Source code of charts
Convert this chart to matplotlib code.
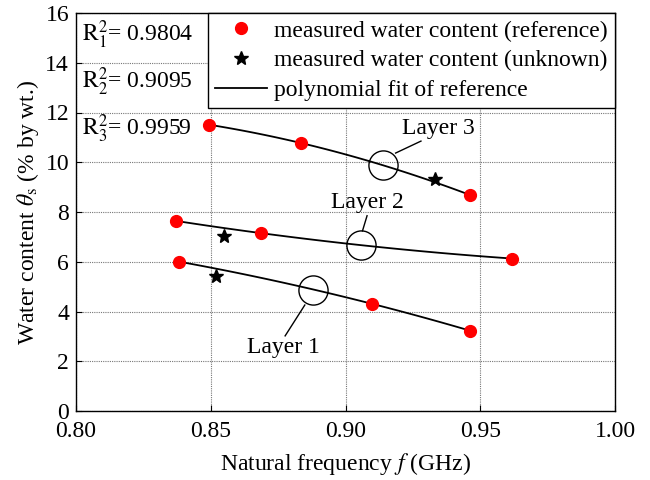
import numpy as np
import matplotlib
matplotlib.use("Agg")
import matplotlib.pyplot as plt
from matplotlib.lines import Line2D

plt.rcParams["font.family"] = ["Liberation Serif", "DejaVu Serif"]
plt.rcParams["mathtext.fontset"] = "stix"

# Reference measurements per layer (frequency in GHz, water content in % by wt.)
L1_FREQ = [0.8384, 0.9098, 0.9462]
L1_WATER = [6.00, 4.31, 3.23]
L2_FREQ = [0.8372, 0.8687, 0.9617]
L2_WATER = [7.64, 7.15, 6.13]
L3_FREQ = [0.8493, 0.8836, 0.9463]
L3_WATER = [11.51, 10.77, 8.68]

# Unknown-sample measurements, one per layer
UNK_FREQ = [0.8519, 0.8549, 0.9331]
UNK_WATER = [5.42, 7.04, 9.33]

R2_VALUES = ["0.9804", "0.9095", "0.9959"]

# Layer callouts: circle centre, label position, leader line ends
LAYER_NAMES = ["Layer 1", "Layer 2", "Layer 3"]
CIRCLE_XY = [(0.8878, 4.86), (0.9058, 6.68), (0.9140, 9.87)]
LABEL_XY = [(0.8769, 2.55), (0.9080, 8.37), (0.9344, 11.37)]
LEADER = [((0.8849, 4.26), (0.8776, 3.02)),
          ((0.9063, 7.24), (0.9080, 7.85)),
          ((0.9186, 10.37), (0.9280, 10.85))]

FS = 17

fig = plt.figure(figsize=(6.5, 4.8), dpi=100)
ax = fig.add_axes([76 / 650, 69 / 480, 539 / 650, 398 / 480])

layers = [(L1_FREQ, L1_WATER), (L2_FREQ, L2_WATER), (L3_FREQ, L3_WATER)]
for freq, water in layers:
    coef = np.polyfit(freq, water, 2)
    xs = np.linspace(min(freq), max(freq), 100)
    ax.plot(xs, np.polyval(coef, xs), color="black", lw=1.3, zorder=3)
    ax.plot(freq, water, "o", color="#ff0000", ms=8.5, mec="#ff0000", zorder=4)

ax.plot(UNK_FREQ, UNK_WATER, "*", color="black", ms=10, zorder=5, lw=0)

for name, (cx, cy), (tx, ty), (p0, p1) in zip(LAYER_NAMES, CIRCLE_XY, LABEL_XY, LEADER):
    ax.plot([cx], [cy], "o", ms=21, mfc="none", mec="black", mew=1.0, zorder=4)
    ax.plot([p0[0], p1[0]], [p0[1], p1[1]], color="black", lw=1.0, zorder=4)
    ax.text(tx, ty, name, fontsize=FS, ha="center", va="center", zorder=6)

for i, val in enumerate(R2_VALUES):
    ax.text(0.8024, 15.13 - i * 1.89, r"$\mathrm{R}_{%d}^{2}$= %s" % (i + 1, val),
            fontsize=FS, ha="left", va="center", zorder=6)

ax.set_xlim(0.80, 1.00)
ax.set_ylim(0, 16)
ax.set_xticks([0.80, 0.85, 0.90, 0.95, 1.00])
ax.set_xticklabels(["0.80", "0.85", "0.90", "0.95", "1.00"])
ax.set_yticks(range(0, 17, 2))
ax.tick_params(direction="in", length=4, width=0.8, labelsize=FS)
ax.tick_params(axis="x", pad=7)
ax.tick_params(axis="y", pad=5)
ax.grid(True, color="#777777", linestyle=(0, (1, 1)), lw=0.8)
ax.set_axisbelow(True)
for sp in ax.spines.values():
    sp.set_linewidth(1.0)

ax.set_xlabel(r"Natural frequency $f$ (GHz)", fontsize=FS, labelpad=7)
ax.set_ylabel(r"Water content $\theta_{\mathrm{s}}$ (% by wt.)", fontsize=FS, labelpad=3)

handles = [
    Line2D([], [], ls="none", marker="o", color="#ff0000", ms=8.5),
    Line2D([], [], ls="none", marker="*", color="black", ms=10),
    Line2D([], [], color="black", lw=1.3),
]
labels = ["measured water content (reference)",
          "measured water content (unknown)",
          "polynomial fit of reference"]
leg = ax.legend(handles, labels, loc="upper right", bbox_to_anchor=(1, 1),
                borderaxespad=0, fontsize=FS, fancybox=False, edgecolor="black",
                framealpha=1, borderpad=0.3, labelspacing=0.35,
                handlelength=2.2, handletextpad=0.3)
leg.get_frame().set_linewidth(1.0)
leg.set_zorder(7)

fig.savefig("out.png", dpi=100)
* * *
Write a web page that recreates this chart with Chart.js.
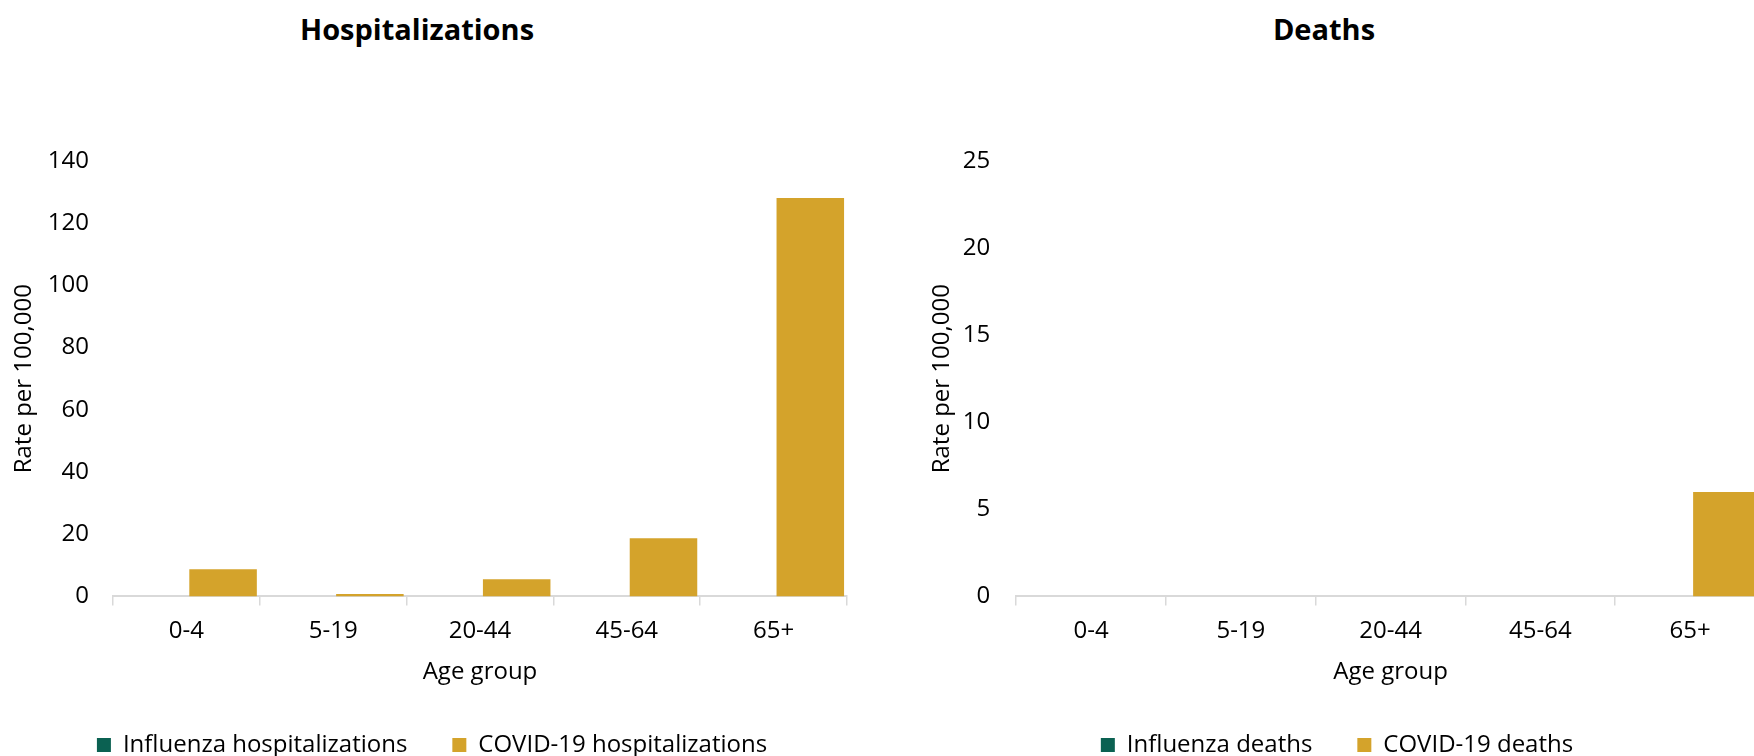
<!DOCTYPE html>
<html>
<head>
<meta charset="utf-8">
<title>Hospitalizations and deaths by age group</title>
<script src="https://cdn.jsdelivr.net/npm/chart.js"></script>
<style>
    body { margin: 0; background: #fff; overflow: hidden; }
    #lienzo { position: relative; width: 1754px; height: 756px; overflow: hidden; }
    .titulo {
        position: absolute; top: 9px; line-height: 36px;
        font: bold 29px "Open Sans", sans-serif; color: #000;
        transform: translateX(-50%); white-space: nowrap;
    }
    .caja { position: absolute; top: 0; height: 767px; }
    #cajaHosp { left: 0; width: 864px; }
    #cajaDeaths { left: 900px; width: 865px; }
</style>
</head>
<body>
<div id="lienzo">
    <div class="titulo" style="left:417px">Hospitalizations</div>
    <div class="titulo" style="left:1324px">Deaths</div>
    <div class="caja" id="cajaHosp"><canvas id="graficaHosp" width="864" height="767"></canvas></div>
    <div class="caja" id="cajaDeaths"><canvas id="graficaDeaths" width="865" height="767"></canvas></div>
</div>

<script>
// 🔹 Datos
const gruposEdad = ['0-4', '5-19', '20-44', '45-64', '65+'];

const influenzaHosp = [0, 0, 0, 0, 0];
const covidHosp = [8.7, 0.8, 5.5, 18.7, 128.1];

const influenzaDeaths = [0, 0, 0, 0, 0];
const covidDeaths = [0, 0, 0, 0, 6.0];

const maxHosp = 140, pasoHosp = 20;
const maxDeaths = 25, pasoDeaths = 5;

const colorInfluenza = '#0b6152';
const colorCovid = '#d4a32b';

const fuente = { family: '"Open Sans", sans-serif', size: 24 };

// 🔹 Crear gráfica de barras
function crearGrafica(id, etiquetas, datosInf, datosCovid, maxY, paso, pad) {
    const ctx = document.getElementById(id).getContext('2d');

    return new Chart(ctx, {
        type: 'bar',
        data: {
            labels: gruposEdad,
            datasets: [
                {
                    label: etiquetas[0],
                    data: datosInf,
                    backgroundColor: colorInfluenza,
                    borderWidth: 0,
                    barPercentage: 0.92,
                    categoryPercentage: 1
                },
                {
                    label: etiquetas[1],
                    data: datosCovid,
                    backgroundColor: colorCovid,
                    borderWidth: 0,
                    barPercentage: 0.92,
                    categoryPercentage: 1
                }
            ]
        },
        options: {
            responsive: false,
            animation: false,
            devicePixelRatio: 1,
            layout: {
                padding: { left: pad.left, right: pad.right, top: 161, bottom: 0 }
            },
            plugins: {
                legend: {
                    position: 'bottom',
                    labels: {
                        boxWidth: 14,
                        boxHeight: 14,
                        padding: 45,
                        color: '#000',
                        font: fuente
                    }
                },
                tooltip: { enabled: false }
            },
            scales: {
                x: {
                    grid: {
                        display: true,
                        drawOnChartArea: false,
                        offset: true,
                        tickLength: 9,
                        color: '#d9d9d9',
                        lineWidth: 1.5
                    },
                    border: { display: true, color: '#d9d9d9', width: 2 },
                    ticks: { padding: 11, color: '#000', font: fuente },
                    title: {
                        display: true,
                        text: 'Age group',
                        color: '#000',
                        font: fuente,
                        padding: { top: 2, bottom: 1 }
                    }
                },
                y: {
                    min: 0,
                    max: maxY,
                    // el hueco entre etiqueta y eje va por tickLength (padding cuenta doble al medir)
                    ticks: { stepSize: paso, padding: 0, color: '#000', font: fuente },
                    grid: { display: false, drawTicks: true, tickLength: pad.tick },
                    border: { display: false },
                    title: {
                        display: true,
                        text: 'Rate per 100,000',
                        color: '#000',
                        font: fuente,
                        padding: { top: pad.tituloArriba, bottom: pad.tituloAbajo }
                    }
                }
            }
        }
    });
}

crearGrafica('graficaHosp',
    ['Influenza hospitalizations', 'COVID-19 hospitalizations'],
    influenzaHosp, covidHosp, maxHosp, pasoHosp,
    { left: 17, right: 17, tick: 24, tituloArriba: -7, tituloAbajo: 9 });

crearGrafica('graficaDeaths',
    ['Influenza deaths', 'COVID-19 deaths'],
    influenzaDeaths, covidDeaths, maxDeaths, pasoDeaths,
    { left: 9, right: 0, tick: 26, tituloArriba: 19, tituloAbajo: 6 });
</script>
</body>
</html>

BRIEF: Give again, word for word, the lines from the one that contains "Write a web" to the one that contains "sans-serif', size: 24", both included. Omit the pictures.

EXPECTED OUTPUT:
Write a web page that recreates this chart with Chart.js.
<!DOCTYPE html>
<html>
<head>
<meta charset="utf-8">
<title>Hospitalizations and deaths by age group</title>
<script src="https://cdn.jsdelivr.net/npm/chart.js"></script>
<style>
    body { margin: 0; background: #fff; overflow: hidden; }
    #lienzo { position: relative; width: 1754px; height: 756px; overflow: hidden; }
    .titulo {
        position: absolute; top: 9px; line-height: 36px;
        font: bold 29px "Open Sans", sans-serif; color: #000;
        transform: translateX(-50%); white-space: nowrap;
    }
    .caja { position: absolute; top: 0; height: 767px; }
    #cajaHosp { left: 0; width: 864px; }
    #cajaDeaths { left: 900px; width: 865px; }
</style>
</head>
<body>
<div id="lienzo">
    <div class="titulo" style="left:417px">Hospitalizations</div>
    <div class="titulo" style="left:1324px">Deaths</div>
    <div class="caja" id="cajaHosp"><canvas id="graficaHosp" width="864" height="767"></canvas></div>
    <div class="caja" id="cajaDeaths"><canvas id="graficaDeaths" width="865" height="767"></canvas></div>
</div>

<script>
// 🔹 Datos
const gruposEdad = ['0-4', '5-19', '20-44', '45-64', '65+'];

const influenzaHosp = [0, 0, 0, 0, 0];
const covidHosp = [8.7, 0.8, 5.5, 18.7, 128.1];

const influenzaDeaths = [0, 0, 0, 0, 0];
const covidDeaths = [0, 0, 0, 0, 6.0];

const maxHosp = 140, pasoHosp = 20;
const maxDeaths = 25, pasoDeaths = 5;

const colorInfluenza = '#0b6152';
const colorCovid = '#d4a32b';

const fuente = { family: '"Open Sans", sans-serif', size: 24 };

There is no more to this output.